A three-judge panel of the 6th Circuit Court of Appeals has struck down the congressional districts drawn by Republicans in 2011 as unconstitutional gerrymandered based on partisanship. The Supreme Court has yet to rule that partisan gerrymandering is unconstitutional, but have done so for racially gerrymandered districts.
The panel wrote that it was joining “the growing chorus of federal courts” that have held that drawing districts to unfairly favor the party in power is unconstitutional. The judges said the maps violated Democratic voters’ constitutional rights.
But the impact of the ruling ultimately will turn on an opinion by the Supreme Court, which is weighing decisions in two other partisan gerrymander cases involving congressional districts in North Carolina and Maryland.
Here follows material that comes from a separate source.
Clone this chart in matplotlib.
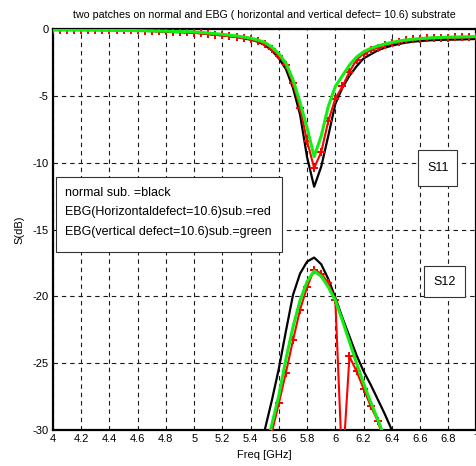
import matplotlib

matplotlib.use("Agg")
import matplotlib.pyplot as plt
from matplotlib.patches import Rectangle

plt.rcParams["font.family"] = ["Liberation Sans", "DejaVu Sans"]
plt.rcParams["axes.unicode_minus"] = False

# S11 sampled every 0.05 GHz from 4 to 7 GHz
freq = [4.00, 4.05, 4.10, 4.15, 4.20, 4.25, 4.30, 4.35, 4.40, 4.45,
        4.50, 4.55, 4.60, 4.65, 4.70, 4.75, 4.80, 4.85, 4.90, 4.95,
        5.00, 5.05, 5.10, 5.15, 5.20, 5.25, 5.30, 5.35, 5.40, 5.45,
        5.50, 5.55, 5.60, 5.65, 5.70, 5.75, 5.80, 5.85, 5.90, 5.95,
        6.00, 6.05, 6.10, 6.15, 6.20, 6.25, 6.30, 6.35, 6.40, 6.45,
        6.50, 6.55, 6.60, 6.65, 6.70, 6.75, 6.80, 6.85, 6.90, 6.95, 7.00]

s11_normal = [-0.05, -0.05, -0.05, -0.05, -0.06, -0.06, -0.07, -0.07, -0.08, -0.09,
              -0.10, -0.11, -0.12, -0.14, -0.16, -0.18, -0.20, -0.22, -0.24, -0.26,
              -0.28, -0.33, -0.38, -0.43, -0.48, -0.54, -0.60, -0.70, -0.80, -0.95,
              -1.20, -1.60, -2.20, -3.00, -4.40, -6.40, -9.60, -11.80, -10.30, -8.00,
              -5.60, -4.40, -3.50, -2.80, -2.20, -1.90, -1.60, -1.40, -1.25, -1.12,
              -1.02, -0.95, -0.90, -0.86, -0.83, -0.81, -0.80, -0.79, -0.78, -0.76, -0.75]

s11_horiz = [-0.05, -0.05, -0.05, -0.05, -0.05, -0.06, -0.06, -0.07, -0.07, -0.08,
             -0.08, -0.09, -0.10, -0.12, -0.14, -0.16, -0.18, -0.20, -0.22, -0.24,
             -0.27, -0.32, -0.38, -0.43, -0.48, -0.53, -0.58, -0.65, -0.75, -0.90,
             -1.10, -1.50, -2.00, -2.70, -4.05, -5.90, -8.40, -10.40, -9.20, -6.90,
             -5.20, -4.30, -3.20, -2.30, -1.85, -1.60, -1.40, -1.20, -1.07, -0.95,
             -0.85, -0.78, -0.72, -0.68, -0.65, -0.65, -0.64, -0.63, -0.62, -0.61, -0.60]

s11_vert = [-0.08, -0.08, -0.08, -0.08, -0.09, -0.09, -0.09, -0.10, -0.10, -0.10,
            -0.11, -0.11, -0.12, -0.13, -0.14, -0.15, -0.16, -0.18, -0.19, -0.20,
            -0.22, -0.26, -0.30, -0.35, -0.40, -0.46, -0.52, -0.60, -0.68, -0.82,
            -1.00, -1.35, -1.85, -2.55, -3.80, -5.50, -7.40, -9.55, -8.00, -5.80,
            -4.30, -3.50, -2.70, -2.10, -1.70, -1.45, -1.27, -1.12, -1.00, -0.90,
            -0.82, -0.76, -0.72, -0.68, -0.65, -0.63, -0.61, -0.60, -0.59, -0.58, -0.57]

# S12 around the resonance
freq12 = [5.45, 5.50, 5.55, 5.60, 5.65, 5.70, 5.75, 5.80, 5.85, 5.90, 5.95,
          6.00, 6.05, 6.10, 6.15, 6.20, 6.25, 6.30, 6.35, 6.40, 6.45]

s12_normal = [-33.0, -30.0, -27.8, -25.4, -22.6, -19.9, -18.3, -17.4, -17.1, -17.6, -18.7,
              -20.1, -21.6, -23.0, -24.4, -25.6, -26.6, -27.7, -28.8, -30.0, -31.5]
s12_horiz = [-35.0, -32.5, -30.2, -28.0, -25.7, -23.3, -21.0, -19.3, -18.0, -18.3, -19.0,
             -20.3, -33.0, -24.5, -25.6, -26.9, -28.2, -29.3, -31.0, -32.5, -34.0]
s12_vert = [-34.0, -31.8, -29.6, -27.4, -24.7, -22.3, -20.3, -18.9, -18.1, -18.5, -19.3,
            -20.3, -21.8, -23.4, -25.0, -26.5, -27.9, -29.2, -30.6, -32.0, -33.5]

xticks = [4.0, 4.2, 4.4, 4.6, 4.8, 5.0, 5.2, 5.4, 5.6, 5.8, 6.0, 6.2, 6.4, 6.6, 6.8, 7.0]
xtick_labels = ["4", "4.2", "4.4", "4.6", "4.8", "5", "5.2", "5.4", "5.6", "5.8",
                "6", "6.2", "6.4", "6.6", "6.8", "7"]
yticks = [-30, -25, -20, -15, -10, -5, 0]

legend_lines = ["normal sub. =black",
                "EBG(Horizontaldefect=10.6)sub.=red",
                "EBG(vertical defect=10.6)sub.=green"]

fig = plt.figure(figsize=(4.77, 4.66), dpi=100)
ax = fig.add_axes([53 / 477, 36 / 466, 423.5 / 477, 401 / 466])

ax.plot(freq, s11_normal, color="black", lw=1.6, zorder=3)
ax.plot(freq12, s12_normal, color="black", lw=1.6, zorder=3)
ax.plot(freq, s11_horiz, color="red", lw=1.5, marker="P", ms=5.5, mew=0, zorder=4)
ax.plot(freq12, s12_horiz, color="red", lw=1.5, marker="P", ms=5.5, mew=0, zorder=4)
ax.plot(freq, s11_vert, color="#11ee11", lw=2.2, zorder=5)
ax.plot(freq12, s12_vert, color="#11ee11", lw=2.2, zorder=5)

ax.set_xlim(4, 7)
ax.set_ylim(-30, 0)
ax.set_xticks(xticks)
ax.set_xticklabels(xtick_labels)
ax.set_yticks(yticks)
ax.tick_params(direction="in", length=0, labelsize=8, pad=3)
ax.grid(True, color="0.1", linestyle=(0, (4, 3.5)), lw=0.8)
for sp in ax.spines.values():
    sp.set_linewidth(1.6)

ax.set_title("two patches on normal and EBG ( horizontal and vertical defect= 10.6) substrate",
             fontsize=7.7, pad=8)
ax.set_xlabel("Freq [GHz]", fontsize=8, labelpad=4)
ax.set_ylabel("S(dB)", fontsize=8, labelpad=6)

# legend-like annotation box
ax.add_patch(Rectangle((0.0071, 0.444), 0.534, 0.187, transform=ax.transAxes,
                       facecolor="white", edgecolor="0.2", lw=0.8, zorder=10))
for i, line in enumerate(legend_lines):
    ax.text(0.028, 0.591 - i * 0.048, line, transform=ax.transAxes, fontsize=9,
            va="center", ha="left", zorder=11)

ax.add_patch(Rectangle((0.863, 0.608), 0.092, 0.090, transform=ax.transAxes,
                       facecolor="white", edgecolor="0.2", lw=0.8, zorder=10))
ax.text(0.909, 0.653, "S11", transform=ax.transAxes, fontsize=9,
        ha="center", va="center", zorder=11)
ax.add_patch(Rectangle((0.877, 0.332), 0.095, 0.077, transform=ax.transAxes,
                       facecolor="white", edgecolor="0.2", lw=0.8, zorder=10))
ax.text(0.924, 0.370, "S12", transform=ax.transAxes, fontsize=9,
        ha="center", va="center", zorder=11)

fig.savefig("out.png", dpi=100)
plt.close(fig)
The high court’s decision in those cases, expected by the end of June, could reinforce the Michigan ruling, force alterations to it, or even overrule it entirely…
“Federal courts must not abdicate their responsibility to protect American voters from this unconstitutional and pernicious practice that undermines our democracy,” they wrote, adding that failing to protect voters’ rights “will only increase the citizenry’s growing disenchantment with, and disillusionment in, our democracy.”In what seemed to be a direct message to the Supreme Court, they said that “judges — and justices — must act in accordance with their obligation to vindicate the constitutional rights of those harmed by partisan gerrymandering.”
Given that Kennedy was the only conservative justice to express any concern about partisan gerrymandering and he’s now been replaced by Brett Kavanaugh, I’m not very hopeful of a positive outcome here even though the appeals court pointed out that the gerrymandering in Michigan was particularly extreme and egregious:
“The constitutional violations in this case are particularly severe. Evidence from numerous sources demonstrates that the map-drawers and legislators designed the Enacted Plan with the specific intent to discriminate against Democratic voters. A wide breadth of statistical evidence indicates that the Enacted Plan’s partisan bias has proven severe and durable; it has strongly advantaged Republicans and disadvantaged Democrats for eight years and across four separate election cycles.”